AA has never really stated a love of YOUNG players, so much as UNDER CONTROL, even marginal ones. Which is fine, there's nothing wrong with valuing cost certainty.
I'm not sure we can all be that critical of the guy unless we were similarly critical before April 2. To extend the poker analogy about as far as you can, he decided to go all in with a pair of jacks, which is a decent move. It'll probably pay off, but it's not certain. But now the flop has come 4-5-6 of diamonds and everyone else is throwing more money in, so it looks 99% likely someone's got the nut flush or straight. So be it. You win some you lose some.
What's driving people bananas about this is
1. Blue Jay fans are, understandably, just fed up. Had the Jays not collapsed in 2000 and quite possibly thrown the division title away, or had they not been so unlucky in 2008, the playoffs wouldn't be a distant memory and this would be a frustrating but not enraging experience. This isn't just people angry about 13-24, it's people angry about 1994-2012. The team has had the prospects and the resources to win for twenty years and has screwed it up, year after year. The impatience is now exploding over this team blowing it.

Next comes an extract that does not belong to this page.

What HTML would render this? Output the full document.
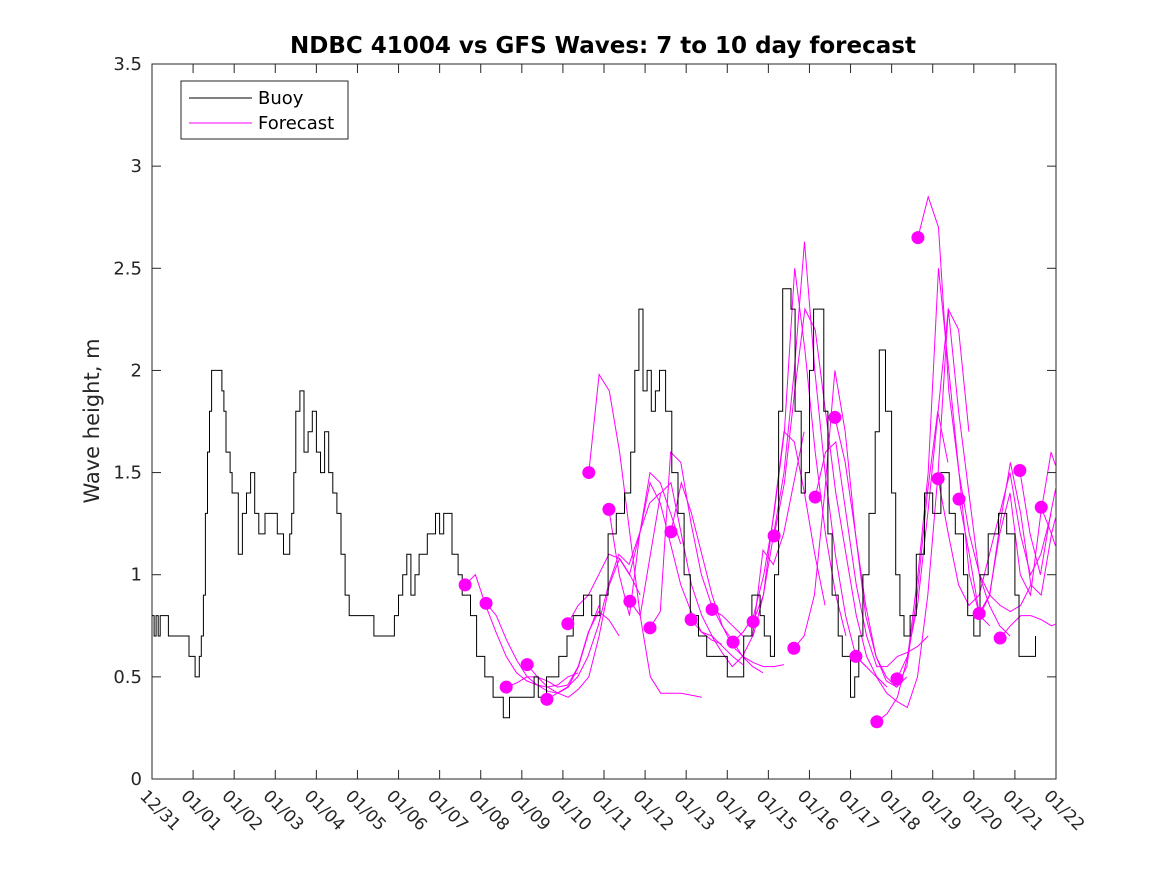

2. Although the team and their apologists now deny it, the fact is the Jays DID help pump up the hype. The trades themselves were much publicized as win-now trades, the team was bragging about the moves, and the marketing campaign is triumphant in nature; the "Stadium Love" commercials are telling you "Colby Rasmus, Superstar," not "Colby Rasmus, Strikeout King." If you promise people a four-diamond-restaurant steak and instead you give them yesterday's meatloaf, of course they're going to be angry, and
3. The team is quite literally as dismal as one could possibly imagine. This isn't a bad team. This is a HORRIBLE team. Essentially everything that could have gone wrong has gone wrong. If they were disappointing but not ludicrously bad, if there was something fun to watch, I think people would shrug their shoulders, look at the positives, and say "Meh, something good will happen soon." But this is on track to be the worst team since the expansion years, and there's nothing to see. No hitter is any good, really. The only good pitchers sit in the bullpen, either unused or pitching scoreless innings in game where the starting pitcher has already lost it or the hitters can't hit.